*SHORT TASK*
Output all the data exactly. Pictures do not belong in the copy.

--- Start ---

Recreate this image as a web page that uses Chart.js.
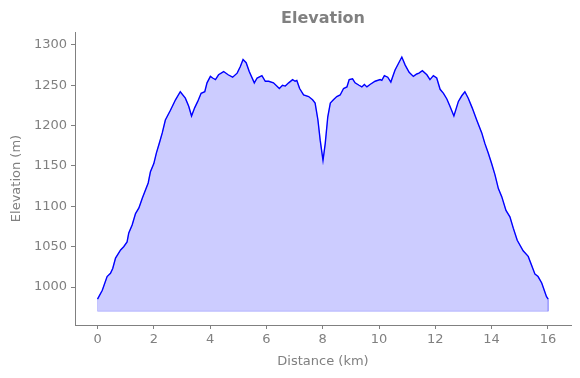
<!DOCTYPE html>
<html>
<head>
<meta charset="utf-8">
<script src="https://cdn.jsdelivr.net/npm/chart.js@4/dist/chart.umd.min.js"></script>
<style>
  html, body { margin: 0; padding: 0; background: #ffffff; }
  #wrap { width: 580px; height: 378px; }
</style>
</head>
<body>
<div id="wrap"><canvas id="c" width="580" height="378"></canvas></div>
<script>
// ---- Data ----
const distanceKm = [0.00,0.17,0.34,0.46,0.54,0.64,0.82,0.93,1.05,1.11,1.23,1.35,1.47,1.59,1.70,1.80,1.88,2.00,2.09,2.21,
  2.30,2.41,2.59,2.77,2.94,3.12,3.24,3.34,3.45,3.56,3.68,3.81,3.89,4.01,4.09,4.19,4.30,4.48,4.64,4.80,
  4.96,5.07,5.17,5.28,5.39,5.57,5.67,5.84,5.96,6.08,6.25,6.46,6.57,6.67,6.79,6.93,7.02,7.08,7.18,7.32,
  7.50,7.64,7.73,7.83,7.91,8.01,8.09,8.18,8.27,8.38,8.50,8.62,8.74,8.86,8.94,9.06,9.15,9.29,9.39,9.48,
  9.57,9.68,9.86,10.04,10.10,10.19,10.31,10.42,10.51,10.57,10.69,10.81,10.93,11.07,11.22,11.34,11.42,11.54,11.70,11.81,
  11.93,12.05,12.17,12.29,12.41,12.52,12.66,12.82,12.94,13.05,13.17,13.31,13.47,13.65,13.76,13.88,14.00,14.12,14.24,14.36,
  14.51,14.65,14.77,14.91,15.12,15.30,15.42,15.54,15.65,15.78,15.95,16.01];
const elevationM = [985,996,1013,1017,1023,1036,1046,1050,1056,1067,1077,1091,1098,1110,1120,1129,1143,1153,1166,1180,
  1191,1207,1219,1232,1242,1234,1224,1212,1222,1230,1240,1242,1253,1261,1259,1257,1263,1267,1263,1260,
  1265,1273,1282,1278,1267,1253,1259,1262,1255,1255,1253,1246,1250,1249,1253,1257,1255,1256,1246,1238,
  1236,1232,1228,1207,1182,1157,1178,1211,1228,1232,1236,1238,1246,1248,1257,1258,1253,1250,1248,1251,
  1248,1251,1255,1257,1256,1262,1260,1254,1263,1269,1277,1285,1275,1266,1261,1264,1265,1268,1263,1257,
  1262,1259,1245,1240,1233,1224,1212,1230,1237,1242,1234,1222,1207,1191,1178,1166,1153,1139,1122,1112,
  1095,1087,1073,1058,1045,1038,1027,1016,1013,1005,988,985];
const fillBaseM = 970;
const xTickValues = [0, 2, 4, 6, 8, 10, 12, 14, 16];
const yTickValues = [1000, 1050, 1100, 1150, 1200, 1250, 1300];
const xRange = [-0.8, 16.82];
const yRange = [953, 1316];
const chartTitle = 'Elevation';
const xTitle = 'Distance (km)';
const yTitle = 'Elevation (m)';

// ---- Build datasets from the arrays ----
const profile = distanceKm.map((d, i) => ({ x: d, y: elevationM[i] }));
const firstX = distanceKm[0];
const lastX = distanceKm[distanceKm.length - 1];
const areaPts = [{ x: firstX, y: fillBaseM }].concat(profile, [{ x: lastX, y: fillBaseM }]);
const basePts = [{ x: firstX, y: fillBaseM }, { x: lastX, y: fillBaseM }];

const GRAY = '#808080';
const FONT = 'DejaVu Sans';

const titlePlugin = {
  id: 'axesTitle',
  afterDraw(chart) {
    const { ctx, chartArea } = chart;
    ctx.save();
    ctx.font = 'bold 16px "' + FONT + '"';
    ctx.fillStyle = GRAY;
    ctx.textAlign = 'center';
    ctx.textBaseline = 'middle';
    ctx.fillText(chartTitle, (chartArea.left + chartArea.right) / 2, 19);
    ctx.restore();
  }
};

new Chart(document.getElementById('c'), {
  type: 'line',
  data: {
    datasets: [
      {
        data: profile,
        borderColor: '#0000ff',
        borderWidth: 1.4,
        pointRadius: 0,
        fill: false,
        tension: 0
      },
      {
        data: areaPts,
        borderColor: 'rgba(0,0,255,0.2)',
        borderWidth: 1,
        backgroundColor: 'rgba(0,0,255,0.2)',
        pointRadius: 0,
        fill: { value: fillBaseM },
        tension: 0
      },
      {
        data: basePts,
        borderColor: 'rgba(0,0,255,0.2)',
        borderWidth: 1,
        pointRadius: 0,
        fill: false
      }
    ]
  },
  options: {
    responsive: false,
    devicePixelRatio: 1,
    animation: false,
    layout: { padding: { left: 0, right: 9, top: 32, bottom: 0 } },
    plugins: {
      legend: { display: false },
      tooltip: { enabled: false },
      title: { display: false }
    },
    scales: {
      x: {
        type: 'linear',
        min: xRange[0],
        max: xRange[1],
        afterBuildTicks(scale) { scale.ticks = xTickValues.map(v => ({ value: v })); },
        afterFit(scale) { scale.height = 53; },
        grid: { display: true, drawOnChartArea: false, drawTicks: true, tickLength: 4, color: GRAY, lineWidth: 1 },
        border: { display: true, color: GRAY, width: 1 },
        ticks: { color: GRAY, font: { family: FONT, size: 13 }, padding: 3, maxRotation: 0, autoSkip: false,
                 callback: (v) => String(v) },
        title: { display: true, text: xTitle, color: GRAY, font: { family: FONT, size: 13 }, padding: { top: 0, bottom: 9 } }
      },
      y: {
        type: 'linear',
        min: yRange[0],
        max: yRange[1],
        afterBuildTicks(scale) { scale.ticks = yTickValues.map(v => ({ value: v })); },
        afterFit(scale) { scale.width = 75; },
        grid: { display: true, drawOnChartArea: false, drawTicks: true, tickLength: 4, color: GRAY, lineWidth: 1 },
        border: { display: true, color: GRAY, width: 1 },
        ticks: { color: GRAY, font: { family: FONT, size: 13 }, padding: 4, autoSkip: false,
                 callback: (v) => String(v) },
        title: { display: true, text: yTitle, color: GRAY, font: { family: FONT, size: 13 }, padding: { top: 9, bottom: 0 } }
      }
    }
  },
  plugins: [titlePlugin]
});
</script>
</body>
</html>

--- End ---

*IN RESPONSE*
Recreate this image as a web page that uses Chart.js.
<!DOCTYPE html>
<html>
<head>
<meta charset="utf-8">
<script src="https://cdn.jsdelivr.net/npm/chart.js@4/dist/chart.umd.min.js"></script>
<style>
  html, body { margin: 0; padding: 0; background: #ffffff; }
  #wrap { width: 580px; height: 378px; }
</style>
</head>
<body>
<div id="wrap"><canvas id="c" width="580" height="378"></canvas></div>
<script>
// ---- Data ----
const distanceKm = [0.00,0.17,0.34,0.46,0.54,0.64,0.82,0.93,1.05,1.11,1.23,1.35,1.47,1.59,1.70,1.80,1.88,2.00,2.09,2.21,
  2.30,2.41,2.59,2.77,2.94,3.12,3.24,3.34,3.45,3.56,3.68,3.81,3.89,4.01,4.09,4.19,4.30,4.48,4.64,4.80,
  4.96,5.07,5.17,5.28,5.39,5.57,5.67,5.84,5.96,6.08,6.25,6.46,6.57,6.67,6.79,6.93,7.02,7.08,7.18,7.32,
  7.50,7.64,7.73,7.83,7.91,8.01,8.09,8.18,8.27,8.38,8.50,8.62,8.74,8.86,8.94,9.06,9.15,9.29,9.39,9.48,
  9.57,9.68,9.86,10.04,10.10,10.19,10.31,10.42,10.51,10.57,10.69,10.81,10.93,11.07,11.22,11.34,11.42,11.54,11.70,11.81,
  11.93,12.05,12.17,12.29,12.41,12.52,12.66,12.82,12.94,13.05,13.17,13.31,13.47,13.65,13.76,13.88,14.00,14.12,14.24,14.36,
  14.51,14.65,14.77,14.91,15.12,15.30,15.42,15.54,15.65,15.78,15.95,16.01];
const elevationM = [985,996,1013,1017,1023,1036,1046,1050,1056,1067,1077,1091,1098,1110,1120,1129,1143,1153,1166,1180,
  1191,1207,1219,1232,1242,1234,1224,1212,1222,1230,1240,1242,1253,1261,1259,1257,1263,1267,1263,1260,
  1265,1273,1282,1278,1267,1253,1259,1262,1255,1255,1253,1246,1250,1249,1253,1257,1255,1256,1246,1238,
  1236,1232,1228,1207,1182,1157,1178,1211,1228,1232,1236,1238,1246,1248,1257,1258,1253,1250,1248,1251,
  1248,1251,1255,1257,1256,1262,1260,1254,1263,1269,1277,1285,1275,1266,1261,1264,1265,1268,1263,1257,
  1262,1259,1245,1240,1233,1224,1212,1230,1237,1242,1234,1222,1207,1191,1178,1166,1153,1139,1122,1112,
  1095,1087,1073,1058,1045,1038,1027,1016,1013,1005,988,985];
const fillBaseM = 970;
const xTickValues = [0, 2, 4, 6, 8, 10, 12, 14, 16];
const yTickValues = [1000, 1050, 1100, 1150, 1200, 1250, 1300];
const xRange = [-0.8, 16.82];
const yRange = [953, 1316];
const chartTitle = 'Elevation';
const xTitle = 'Distance (km)';
const yTitle = 'Elevation (m)';

// ---- Build datasets from the arrays ----
const profile = distanceKm.map((d, i) => ({ x: d, y: elevationM[i] }));
const firstX = distanceKm[0];
const lastX = distanceKm[distanceKm.length - 1];
const areaPts = [{ x: firstX, y: fillBaseM }].concat(profile, [{ x: lastX, y: fillBaseM }]);
const basePts = [{ x: firstX, y: fillBaseM }, { x: lastX, y: fillBaseM }];

const GRAY = '#808080';
const FONT = 'DejaVu Sans';

const titlePlugin = {
  id: 'axesTitle',
  afterDraw(chart) {
    const { ctx, chartArea } = chart;
    ctx.save();
    ctx.font = 'bold 16px "' + FONT + '"';
    ctx.fillStyle = GRAY;
    ctx.textAlign = 'center';
    ctx.textBaseline = 'middle';
    ctx.fillText(chartTitle, (chartArea.left + chartArea.right) / 2, 19);
    ctx.restore();
  }
};

new Chart(document.getElementById('c'), {
  type: 'line',
  data: {
    datasets: [
      {
        data: profile,
        borderColor: '#0000ff',
        borderWidth: 1.4,
        pointRadius: 0,
        fill: false,
        tension: 0
      },
      {
        data: areaPts,
        borderColor: 'rgba(0,0,255,0.2)',
        borderWidth: 1,
        backgroundColor: 'rgba(0,0,255,0.2)',
        pointRadius: 0,
        fill: { value: fillBaseM },
        tension: 0
      },
      {
        data: basePts,
        borderColor: 'rgba(0,0,255,0.2)',
        borderWidth: 1,
        pointRadius: 0,
        fill: false
      }
    ]
  },
  options: {
    responsive: false,
    devicePixelRatio: 1,
    animation: false,
    layout: { padding: { left: 0, right: 9, top: 32, bottom: 0 } },
    plugins: {
      legend: { display: false },
      tooltip: { enabled: false },
      title: { display: false }
    },
    scales: {
      x: {
        type: 'linear',
        min: xRange[0],
        max: xRange[1],
        afterBuildTicks(scale) { scale.ticks = xTickValues.map(v => ({ value: v })); },
        afterFit(scale) { scale.height = 53; },
        grid: { display: true, drawOnChartArea: false, drawTicks: true, tickLength: 4, color: GRAY, lineWidth: 1 },
        border: { display: true, color: GRAY, width: 1 },
        ticks: { color: GRAY, font: { family: FONT, size: 13 }, padding: 3, maxRotation: 0, autoSkip: false,
                 callback: (v) => String(v) },
        title: { display: true, text: xTitle, color: GRAY, font: { family: FONT, size: 13 }, padding: { top: 0, bottom: 9 } }
      },
      y: {
        type: 'linear',
        min: yRange[0],
        max: yRange[1],
        afterBuildTicks(scale) { scale.ticks = yTickValues.map(v => ({ value: v })); },
        afterFit(scale) { scale.width = 75; },
        grid: { display: true, drawOnChartArea: false, drawTicks: true, tickLength: 4, color: GRAY, lineWidth: 1 },
        border: { display: true, color: GRAY, width: 1 },
        ticks: { color: GRAY, font: { family: FONT, size: 13 }, padding: 4, autoSkip: false,
                 callback: (v) => String(v) },
        title: { display: true, text: yTitle, color: GRAY, font: { family: FONT, size: 13 }, padding: { top: 9, bottom: 0 } }
      }
    }
  },
  plugins: [titlePlugin]
});
</script>
</body>
</html>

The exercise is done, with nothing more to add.